Just to warn you, these concepts are from my own knowledge and how I came to understand how the ACE understands load balancing. Please refer to the full documentation on Cisco’s website.
To fully understand how the ACE works there are core areas to be familiar with:
- Virtualization
- Server load balancing
- Security
The ACE works in terms of virtualization. Within virtualization you have different areas:
- Contexts
- Domains
- Role-based access control
- Resource Classes
Contexts
A context is an actual virtualized environment in the ACE. You can configure multiple contexts which are all divided and act as a single ACE appliance. Within each context you can apply policies, servers, serverfarms, interfaces and even different administration rules.
Domains
Within each context you can create multiple domains. Domains allow you to control user access to objects in a context. A user is an account you create to allow administration to resources defined within the domain which is associated to a context.
Role-based Access Control
Otherwise known as RBAC. A set of permissions assigned to users which gives them predefined roles for access.
Resource Classes
You create resource classes and associate contexts to a resource class to manage access to ACE resources. This is useful for controlling how much resources can be used per context so that one context does not utilize all resources on the ACE. When all resources are exhausted you will have performance issues.
Diving In
Define a resource class. When configuring an ACE you will start off in the Admin context. From there you will create a Resource Class for the virtual context(s) you will create to load balance your website.

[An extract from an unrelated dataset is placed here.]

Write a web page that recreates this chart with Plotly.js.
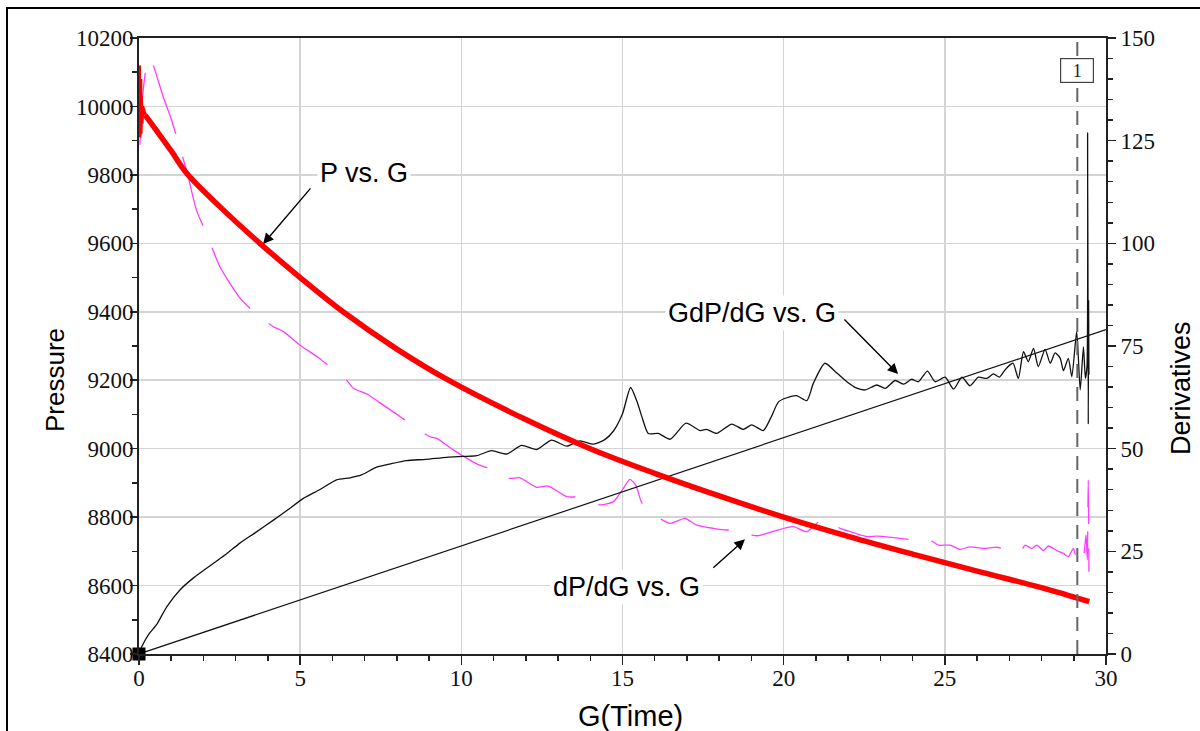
<!DOCTYPE html>
<html>
<head>
<meta charset="utf-8">
<script src="https://cdn.plot.ly/plotly-3.0.1.min.js"></script>
<style>html,body{margin:0;padding:0;background:#fff;}#chart{width:1200px;height:731px;}</style>
</head>
<body>
<div id="chart"></div>
<script>
// ---- Data ----
// P vs. G (left axis, Pressure): noisy start at G = 0, then the smooth decline
var gPStart = [0, 0.01, 0.02, 0.03, 0.04, 0.05, 0.06, 0.08, 0.1, 0.15, 0.19];
var pressureStart = [10120, 9910, 10110, 9930, 10080, 9920, 10030, 9950, 10000, 9985, 9975];
var gP = [0.19, 0.5, 1.0, 1.48, 2.5, 3.75, 5, 6.33, 8, 9.6, 12, 14, 16, 18, 20, 22, 24, 26, 28, 29.48];
var pressure = [9975, 9935, 9870, 9805, 9708, 9600, 9500, 9400, 9291, 9200, 9085, 9000, 8928, 8862, 8800, 8744, 8692, 8642, 8594, 8553];

// GdP/dG vs. G (right axis, Derivatives)
var gGdP = [0, 0.1, 0.3, 0.55, 0.86, 1.27, 1.7, 2.31, 2.7, 3.13, 3.6, 4.17, 4.6, 5.1, 5.6, 6.13, 6.55, 6.9, 7.37, 7.8, 8.3, 8.9, 9.55, 10.06, 10.48, 10.94, 11.41, 11.87, 12.34, 12.80, 13.27, 13.68, 14.1, 14.45, 14.72, 15.0, 15.25, 15.45, 15.6, 15.8, 16.11, 16.48, 16.97, 17.41, 17.61, 17.92, 18.39, 18.75, 19.01, 19.37, 19.6, 19.84, 20.1, 20.4, 20.72, 20.92, 21.28, 21.65, 21.96, 22.25, 22.53, 22.89, 23.15, 23.46, 23.72, 23.97, 24.18, 24.46, 24.70, 25.01, 25.27, 25.53, 25.78, 26.04, 26.3, 26.51, 26.69, 26.87, 27.02, 27.12, 27.28, 27.44, 27.59, 27.75, 27.9, 28.11, 28.27, 28.42, 28.58, 28.68, 28.83, 28.94, 29.09, 29.2, 29.3, 29.36, 29.41, 29.43, 29.45, 29.46, 29.47];
var gdpdg = [0, 2.0, 4.8, 7.2, 11.5, 15.6, 18.6, 22.1, 24.3, 27, 29.5, 32.6, 35.0, 37.9, 40.0, 42.4, 42.9, 43.6, 45.5, 46.3, 47.1, 47.4, 47.9, 48.1, 48.3, 49.5, 48.7, 50.8, 49.8, 52.1, 50.6, 51.9, 51.1, 52.2, 54.3, 58.5, 64.9, 61.5, 57.8, 53.7, 53.7, 52.3, 56.2, 54.4, 54.7, 53.7, 56.0, 54.7, 55.8, 54.4, 57.5, 61.4, 62.4, 62.9, 61.7, 65.9, 70.8, 68.4, 66.3, 64.8, 64.3, 65.5, 64.7, 66.6, 65.7, 66.9, 66.3, 68.9, 66.3, 67.4, 64.5, 67.4, 65.3, 67.4, 67.1, 68.2, 67.4, 69.2, 70.4, 70.8, 67.1, 73.6, 71.2, 74.4, 70.0, 74.2, 70.8, 73.3, 72.0, 69.0, 72.0, 67.5, 78.5, 64.3, 74.8, 67.1, 70, 127, 56, 86, 68];

// Straight line through the origin (right axis)
var gLine = [0, 30];
var dLine = [0, 79];

// dP/dG vs. G (right axis, Derivatives)
var gdP = [0.03, 0.08, 0.14, 0.24, 0.36, 0.5, 0.75, 0.98, 1.2, 1.5, 1.79, 2.08, 2.51, 3.11, 3.67, 4.17, 4.48, 5.0, 5.56, 6.15, 6.44, 6.65, 7.07, 7.58, 7.96, 8.56, 9.03, 9.24, 9.75, 10.48, 11.12, 11.46, 11.82, 12.34, 12.7, 13.27, 13.66, 14.3, 14.72, 15.0, 15.23, 15.42, 15.6, 16.08, 16.48, 16.94, 17.3, 17.82, 18.23, 18.54, 18.86, 19.2, 19.73, 20.3, 20.72, 21.23, 21.75, 22.06, 22.58, 22.89, 23.35, 24.02, 24.44, 24.80, 25.16, 25.47, 25.78, 26.2, 26.61, 26.87, 27.33, 27.49, 27.7, 27.85, 28.06, 28.21, 28.47, 28.68, 28.83, 28.99, 29.09, 29.2, 29.3, 29.38, 29.42, 29.45, 29.47];
var dpdg = [124, 133, 138, 143.5, 145.1, 142, 135.7, 130.7, 125.2, 117, 107.9, 102.6, 94.3, 86.9, 82.5, 79.7, 78.5, 75.2, 72.2, 68.5, 66.7, 64.7, 63.3, 60.6, 58.6, 55.2, 52.9, 52.5, 49.7, 46.3, 44.4, 42.8, 42.9, 40.6, 40.9, 38.3, 38.2, 36.3, 37.1, 40, 42.5, 41, 36.8, 33.4, 31.8, 33.0, 31.4, 30.6, 30.2, 30.4, 29.2, 28.8, 30.0, 31.0, 29.8, 33.0, 30.6, 29.8, 28.6, 28.7, 28.4, 27.8, 28.2, 26.5, 26.5, 25.5, 26.1, 25.7, 26.0, 25.5, 24.8, 26.5, 25.7, 26.5, 25.2, 26.3, 25.2, 24.5, 23.7, 25.7, 23.3, 25.3, 23.7, 29, 22.9, 42.4, 20];

// Start marker and the event line
var startG = [0];
var startD = [0];
var eventG = 29.11;
var eventLabel = "1";

// Axis titles
var xTitle = "G(Time)";
var yLeftTitle = "Pressure";
var yRightTitle = "Derivatives";

// ---- Chart ----
var serif = "Liberation Serif";
var sans = "Liberation Sans";

var traces = [
  {x: gdP, y: dpdg, yaxis: "y", type: "scatter", mode: "lines",
   line: {color: "#ff3cff", width: 1.3, dash: "72px,24px", shape: "spline", smoothing: 0.6}, showlegend: false, hoverinfo: "skip"},
  {x: gGdP, y: gdpdg, yaxis: "y", type: "scatter", mode: "lines",
   line: {color: "#111", width: 1.3, shape: "spline", smoothing: 0.6}, showlegend: false, hoverinfo: "skip"},
  {x: gLine, y: dLine, yaxis: "y", type: "scatter", mode: "lines",
   line: {color: "#111", width: 1.2}, showlegend: false, hoverinfo: "skip"},
  {x: startG, y: startD, yaxis: "y", type: "scatter", mode: "markers",
   marker: {symbol: "square", size: 13, color: "#000"}, cliponaxis: false, showlegend: false, hoverinfo: "skip"},
  {x: gPStart, y: pressureStart, yaxis: "y2", type: "scatter", mode: "lines",
   line: {color: "#ff0000", width: 4}, showlegend: false, hoverinfo: "skip"},
  {x: gP, y: pressure, yaxis: "y2", type: "scatter", mode: "lines",
   line: {color: "#ff0000", width: 5.5, shape: "spline", smoothing: 1}, showlegend: false, hoverinfo: "skip"}
];

var tickFont = {family: serif, size: 23, color: "#111"};

var layout = {
  width: 1200, height: 731,
  margin: {l: 139, r: 94, t: 38, b: 77},
  paper_bgcolor: "#fff", plot_bgcolor: "#fff",
  showlegend: false,
  xaxis: {
    range: [0, 30], dtick: 5, tick0: 0, tickformat: "d",
    ticks: "outside", ticklen: 9, tickwidth: 1.5, tickcolor: "#222", ticklabelstandoff: -7,
    showline: true, linecolor: "#222", linewidth: 2, mirror: true,
    showgrid: true, gridcolor: "#d4d4d4", gridwidth: 1.5, zeroline: false,
    minor: {dtick: 1, ticks: "outside", ticklen: 5, tickwidth: 1.5, tickcolor: "#222", showgrid: false},
    tickfont: tickFont
  },
  yaxis: {
    range: [0, 150], dtick: 25, tick0: 0, side: "right", tickformat: "d",
    ticks: "outside", ticklen: 8, tickwidth: 1.5, tickcolor: "#222",
    showline: true, linecolor: "#222", linewidth: 2,
    showgrid: false, zeroline: false,
    minor: {dtick: 5, ticks: "outside", ticklen: 5, tickwidth: 1.5, tickcolor: "#222", showgrid: false},
    tickfont: tickFont
  },
  yaxis2: {
    range: [8400, 10200], dtick: 200, tick0: 8400, side: "left", overlaying: "y", tickformat: "d",
    ticks: "outside", ticklen: 7, tickwidth: 1.5, tickcolor: "#222", ticklabelstandoff: -8,
    showline: true, linecolor: "#222", linewidth: 2,
    showgrid: true, gridcolor: "#d4d4d4", gridwidth: 1.5, zeroline: false,
    minor: {dtick: 100, ticks: "outside", ticklen: 5, tickwidth: 1.5, tickcolor: "#222", showgrid: false},
    tickfont: tickFont
  },
  shapes: [
    {type: "line", xref: "x", yref: "paper", x0: eventG, x1: eventG, y0: 0, y1: 1,
     line: {color: "#666", width: 2, dash: "14px,9px"}},
    {type: "rect", xref: "paper", yref: "paper", x0: -0.1365, x1: 1.3, y0: -0.3, y1: 1.0487,
     line: {color: "#000", width: 2}, fillcolor: "rgba(0,0,0,0)", layer: "above"}
  ],
  annotations: [
    // axis titles
    {xref: "paper", yref: "paper", x: 0.5078, y: -0.1006, xanchor: "center", yanchor: "middle",
     text: xTitle, showarrow: false, font: {family: sans, size: 29, color: "#000"}},
    {xref: "paper", yref: "paper", x: -0.0869, y: 0.4448, xanchor: "center", yanchor: "middle", textangle: -90,
     text: yLeftTitle, showarrow: false, font: {family: sans, size: 26, color: "#000"}},
    {xref: "paper", yref: "paper", x: 1.0776, y: 0.4318, xanchor: "center", yanchor: "middle", textangle: -90,
     text: yRightTitle, showarrow: false, font: {family: sans, size: 27, color: "#000"}},
    // event box
    {xref: "x", yref: "paper", x: eventG, y: 0.948, xanchor: "center", yanchor: "middle",
     text: eventLabel, showarrow: false,
     font: {family: serif, size: 18, color: "#222"}, bgcolor: "#fff", bordercolor: "#444", borderwidth: 1.2,
     width: 28, height: 19, borderpad: 2},
    // series labels
    {xref: "x", yref: "y2", x: 6.98, y: 9805, xanchor: "center", yanchor: "middle", text: "P vs. G", showarrow: false,
     font: {family: sans, size: 27, color: "#000"}, bgcolor: "#fff", borderpad: 2},
    {xref: "x", yref: "y2", x: 19.02, y: 9396, xanchor: "center", yanchor: "middle", text: "GdP/dG vs. G", showarrow: false,
     font: {family: sans, size: 27, color: "#000"}, bgcolor: "#fff", borderpad: 2},
    {xref: "x", yref: "y2", x: 15.11, y: 8596, xanchor: "center", yanchor: "middle", text: "dP/dG vs. G", showarrow: false,
     font: {family: sans, size: 27, color: "#000"}, bgcolor: "#fff", borderpad: 2},
    // arrows
    {xref: "x", yref: "y2", axref: "x", ayref: "y2", x: 3.85, y: 9598, ax: 5.36, ay: 9765, text: "",
     showarrow: true, arrowhead: 2, arrowsize: 1.5, arrowwidth: 1.4, arrowcolor: "#000"},
    {xref: "x", yref: "y2", axref: "x", ayref: "y2", x: 23.55, y: 9218, ax: 21.84, ay: 9382, text: "",
     showarrow: true, arrowhead: 2, arrowsize: 1.5, arrowwidth: 1.4, arrowcolor: "#000"},
    {xref: "x", yref: "y2", axref: "x", ayref: "y2", x: 18.80, y: 8735, ax: 17.77, ay: 8648, text: "",
     showarrow: true, arrowhead: 2, arrowsize: 1.5, arrowwidth: 1.4, arrowcolor: "#000"}
  ]
};

Plotly.newPlot("chart", traces, layout, {staticPlot: true, displayModeBar: false});
</script>
</body>
</html>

Create a context. After a Resource Class is created and configured you create a Context and associate it with a Resource Class. This context will serve as the virtual ACE which will manage traffic to the site you want load balanced.
By default, traffic to the newly created context is denied so you will have to create an access list to allow traffic. (Later described)
To begin configuring load balancing you will have to define an rserver. An rserver is a “Real Server”. This maps back to your web server. rservers host the same content which is why we’re load balancing, right?
Those rservers will be associated with a serverfarm. A server farm is a group of networked real servers (rservers).
So in summary and for simplicity, you would configure the ACE in this manner:
- Resource Class
- Context
- Access-lists
- Real Servers
- Server Farm
That’s just a quick rundown on configuring an ACE. Also, when configuring Contexts, you must specify how traffic will exit so a default route will need to be configured.